More significantly, we can view $\mathbf{Bimod}$ as an example of a bicategory $\mathcal{V}-\mathbf{Prof}$ of categories enriched over a suitable closed monoidal category $\mathcal V$ and profunctors between them. The case above is for $\mathcal V$ being abelian groups; we could also consider ordinary categories, getting for instance a biclosed product on functors $C\times C^{\mathrm{op}}\to \mathbf{Set}$ by looking again at endomorphism categories. 
There are more examples of this kind of "closed bicategory", in which the endomorphism categories will usually give asymmetric biclosed monoidal categories; Wood in his abstract proarrows series suggests toposes with left exact functors, although I don't know exactly how one constructs the exponentials.
A: Such examples are aplenty. 
(1) Take any braided closed monoidal category, which is not symmetric. For instance, you can take modules over a generic quasitriangular Hopf algebra.
(2) Take any coboundary closed monoidal category, which is not symmetric. For instance, the category of finite crystals over a simple Lie algebra will do.
(3) There are a plenty of random examples as well.
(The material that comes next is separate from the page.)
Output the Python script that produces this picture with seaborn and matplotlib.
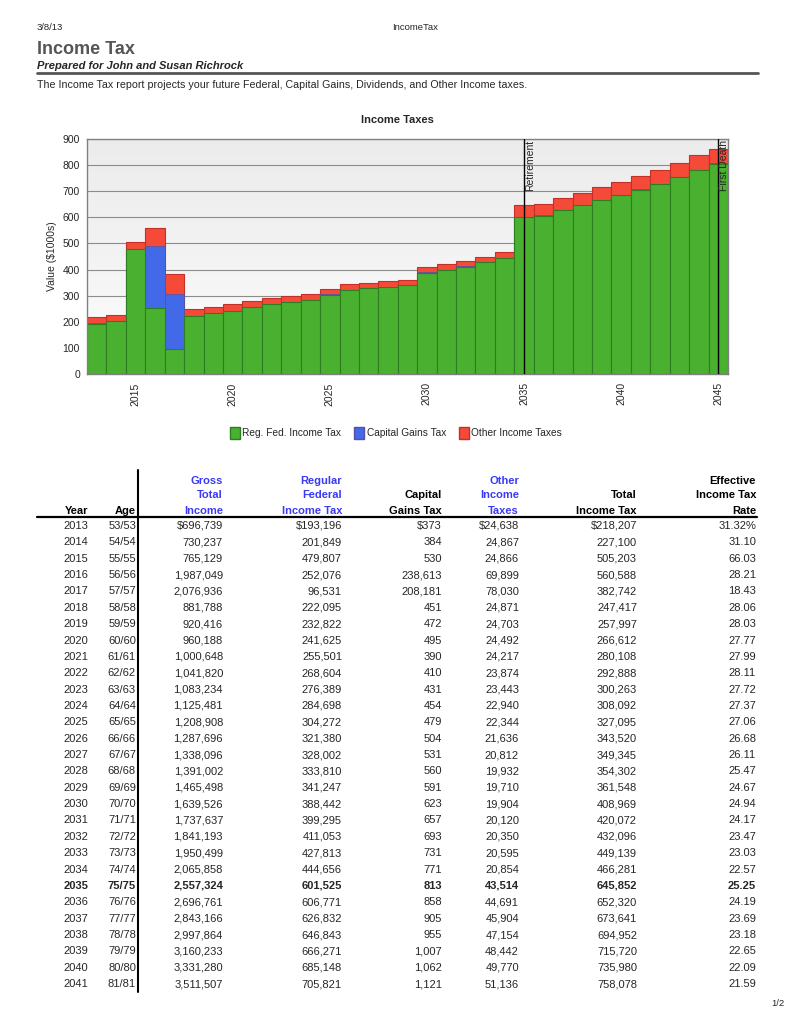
import numpy as np
import pandas as pd
import matplotlib
matplotlib.use("Agg")
import matplotlib.pyplot as plt
from matplotlib.colors import LinearSegmentedColormap
from matplotlib.lines import Line2D
from matplotlib.patches import Patch
import seaborn as sns

# ---------------- data ----------------
years = list(range(2013, 2046))
reg_fed = [193196, 201849, 479807, 252076, 96531, 222095, 232822, 241625, 255501,
           268604, 276389, 284698, 304272, 321380, 328002, 333810, 341247, 388442,
           399295, 411053, 427813, 444656, 601525, 606771, 626832, 646843, 666271,
           685148, 705821, 727000, 754000, 780000, 805000]
cap_gains = [373, 384, 530, 238613, 208181, 451, 472, 495, 390, 410, 431, 454, 479,
             504, 531, 560, 591, 623, 657, 693, 731, 771, 813, 858, 905, 955, 1007,
             1062, 1121, 1180, 1240, 1310, 1380]
other_tax = [24638, 24867, 24866, 69899, 78030, 24871, 24703, 24492, 24217, 23874,
             23443, 22940, 22344, 21636, 20812, 19932, 19710, 19904, 20120, 20350,
             20595, 20854, 43514, 44691, 45904, 47154, 48442, 49770, 51136, 52600,
             54100, 55600, 57200]

table_years = years[:29]
ages = ["53/53", "54/54", "55/55", "56/56", "57/57", "58/58", "59/59", "60/60",
        "61/61", "62/62", "63/63", "64/64", "65/65", "66/66", "67/67", "68/68",
        "69/69", "70/70", "71/71", "72/72", "73/73", "74/74", "75/75", "76/76",
        "77/77", "78/78", "79/79", "80/80", "81/81"]
gross_income = [696739, 730237, 765129, 1987049, 2076936, 881788, 920416, 960188,
                1000648, 1041820, 1083234, 1125481, 1208908, 1287696, 1338096,
                1391002, 1465498, 1639526, 1737637, 1841193, 1950499, 2065858,
                2557324, 2696761, 2843166, 2997864, 3160233, 3331280, 3511507]
total_tax = [218207, 227100, 505203, 560588, 382742, 247417, 257997, 266612, 280108,
             292888, 300263, 308092, 327095, 343520, 349345, 354302, 361548, 408969,
             420072, 432096, 449139, 466281, 645852, 652320, 673641, 694952, 715720,
             735980, 758078]
eff_rate = [31.32, 31.10, 66.03, 28.21, 18.43, 28.06, 28.03, 27.77, 27.99, 28.11,
            27.72, 27.37, 27.06, 26.68, 26.11, 25.47, 24.67, 24.94, 24.17, 23.47,
            23.03, 22.57, 25.25, 24.19, 23.69, 23.18, 22.65, 22.09, 21.59]
bold_year = 2035
events = [(2035, "Retirement"), (2045, "First Death")]
series_names = ["Reg. Fed. Income Tax", "Capital Gains Tax", "Other Income Taxes"]

# ---------------- style ----------------
sns.set_style("white")
plt.rcParams["font.family"] = ["Liberation Sans", "DejaVu Sans"]
NARROW = ["Liberation Sans Narrow", "Liberation Sans", "DejaVu Sans"]

GREEN, GREEN_E = "#49b030", "#2f7d22"
BLUE, BLUE_E = "#4169e8", "#5a4fa0"
RED, RED_E = "#f54a38", "#c2302a"
HDR_BLUE = "#3a3af5"

W, H = 794, 1028
fig = plt.figure(figsize=(W / 100, H / 100), dpi=100)


def T(x, y, s, ha="left", size=8, **kw):
    fig.text(x / W, 1 - y / H, s, ha=ha, va="center_baseline", fontsize=size, **kw)


# ---------------- page header ----------------
T(37, 27, "3/8/13", size=6.8, family=NARROW)
T(415, 27, "IncomeTax", ha="center", size=6.8, family=NARROW)
T(37, 47, "Income Tax", size=13, weight="bold", color="#555555")
T(37, 65, "Prepared for John and Susan Richrock", size=8, weight="bold", style="italic")
fig.add_artist(Line2D([37 / W, 758 / W], [1 - 73 / H] * 2, color="#555555", lw=2))
T(37, 84, "The Income Tax report projects your future Federal, Capital Gains, Dividends, "
          "and Other Income taxes.", size=7.7)

# ---------------- chart ----------------
L, R, TOP, BOT = 87, 728, 139, 374
ax = fig.add_axes([L / W, 1 - BOT / H, (R - L) / W, (BOT - TOP) / H])

df = pd.DataFrame({"year": years,
                   "reg": np.array(reg_fed) / 1000,
                   "cap": np.array(cap_gains) / 1000,
                   "other": np.array(other_tax) / 1000})
df["reg_cap"] = df["reg"] + df["cap"]
df["total"] = df["reg_cap"] + df["other"]

for col, fc, ec, lw in [("total", RED, RED_E, 0.8), ("reg_cap", BLUE, BLUE_E, 0.5),
                        ("reg", GREEN, GREEN_E, 0.8)]:
    sns.barplot(data=df, x="year", y=col, native_scale=True, width=1, color=fc,
                edgecolor=ec, linewidth=lw, saturation=1, errorbar=None, ax=ax, zorder=2)

grad = np.linspace(0, 1, 256).reshape(-1, 1)
cmap = LinearSegmentedColormap.from_list("bg", ["#ffffff", "#f3f3f3", "#ececec"])
ax.imshow(grad, extent=[0, 1, 0, 1], transform=ax.transAxes, origin="lower",
          aspect="auto", cmap=cmap, zorder=0)

ax.set_xlim(2012.5, 2045.5)
ax.set_ylim(0, 900)
ax.set_yticks(range(0, 901, 100))
ax.set_xticks(range(2015, 2046, 5))
ax.set_xticklabels([str(y) for y in range(2015, 2046, 5)], rotation=90, fontsize=7.5)
ax.tick_params(axis="y", labelsize=7.5, length=3, color="#808080", pad=2)
ax.tick_params(axis="x", length=3, color="#808080", pad=3)
ax.set_axisbelow(True)
ax.yaxis.grid(True, color="#8c8c8c", lw=0.8)
ax.xaxis.grid(False)
for s in ax.spines.values():
    s.set_color("#808080")
    s.set_linewidth(1)
ax.set_xlabel("")
ax.set_ylabel("Value ($1000s)", fontsize=7.5, labelpad=4)

for yr, lab in events:
    ax.axvline(yr, color="black", lw=1, zorder=3)
    ax.text(yr + 0.05, 897, lab, rotation=90, ha="left", va="top", fontsize=7.5, zorder=4)

T(397, 119, "Income Taxes", ha="center", size=8, weight="bold")

handles = [Patch(facecolor=GREEN, edgecolor=GREEN_E),
           Patch(facecolor=BLUE, edgecolor=BLUE_E),
           Patch(facecolor=RED, edgecolor=RED_E)]
fig.legend(handles, series_names, loc="center", ncol=3,
           bbox_to_anchor=(396 / W, 1 - 433 / H), frameon=False, fontsize=7.3,
           handlelength=1.0, handleheight=1.5, handletextpad=0.2, columnspacing=1.3)

# ---------------- table ----------------
cols = [88, 136, 223, 342, 442, 519, 637, 756]
hdr_rows = [480, 494, 510]
headers = [
    (["", "", "Year"], "black"),
    (["", "", "Age"], "black"),
    (["Gross", "Total", "Income"], HDR_BLUE),
    (["Regular", "Federal", "Income Tax"], HDR_BLUE),
    (["", "Capital", "Gains Tax"], "black"),
    (["Other", "Income", "Taxes"], HDR_BLUE),
    (["", "Total", "Income Tax"], "black"),
    (["Effective", "Income Tax", "Rate"], "black"),
]
for x, (lines, c) in zip(cols, headers):
    for y, s in zip(hdr_rows, lines):
        if s:
            T(x, y, s, ha="right", size=8, weight="bold", color=c, family=NARROW)

fig.add_artist(Line2D([37 / W, 757 / W], [1 - 517 / H] * 2, color="black", lw=1.6))
fig.add_artist(Line2D([137.5 / W] * 2, [1 - 470 / H, 1 - 992 / H], color="black", lw=1.5))

row0, dy = 525, 16.36
for i, yr in enumerate(table_years):
    y = row0 + i * dy
    pre = "$" if i == 0 else ""
    pct = "%" if i == 0 else ""
    vals = [str(yr), ages[i], f"{pre}{gross_income[i]:,}", f"{pre}{reg_fed[i]:,}",
            f"{pre}{cap_gains[i]:,}", f"{pre}{other_tax[i]:,}", f"{pre}{total_tax[i]:,}",
            f"{eff_rate[i]:.2f}{pct}"]
    w = "bold" if yr == bold_year else "normal"
    for x, s in zip(cols, vals):
        T(x, y, s, ha="right", size=8, weight=w)

T(785, 1003, "1/2", ha="right", size=6.8, family=NARROW)

fig.savefig("out.png", dpi=100)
The easiest one is $G$-graded vector spaces over a non-abelian group $G$.
A: An important example is the lax Gray tensor product $\otimes^{\mathsf{lax}}_{\mathsf{Gray}}$. It equips $\mathsf{2Cats}$ with the structure of a non-symmetric monoidal biclosed category having

*

*Left internal homs $[\mathcal{C},\mathcal{D}]^{\mathrm{L}}_{\mathsf{2Cats}}$ given by the $2$-category $\mathsf{2Fun}^{\mathsf{lax}}(\mathcal{C},\mathcal{D})$ of $2$-functors from $\mathcal{C}$ to $\mathcal{D}$, lax transformations between them, and modifications between these;

*Right internal homs $[\mathcal{C},\mathcal{D}]^{\mathrm{R}}_{\mathsf{2Cats}}$ given by the $2$-category $\mathsf{2Fun}^{\mathsf{oplax}}(\mathcal{C},\mathcal{D})$ of $2$-functors from $\mathcal{C}$ to $\mathcal{D}$, oplax transformations between them, and modifications between these.

In other words, the lax Gray tensor product gives us isomorphisms of $2$-categories
$$
\begin{align*}
    \mathsf{2Fun}(\mathcal{C}\otimes^{\mathsf{lax}}_{\mathsf{Gray}}\mathcal{D},\mathcal{E}) &\cong \mathsf{2Fun}(\mathcal{D},\mathsf{2Fun}^{\mathsf{lax}}(\mathcal{C},\mathcal{E})),\\
    \mathsf{2Fun}(\mathcal{C}\otimes^{\mathsf{lax}}_{\mathsf{Gray}}\mathcal{D},\mathcal{E}) &\cong \mathsf{2Fun}(\mathcal{C},\mathsf{2Fun}^{\mathsf{oplax}}(\mathcal{D},\mathcal{E})).
\end{align*}
$$
This was discussed on the $n$-Category Café a while ago.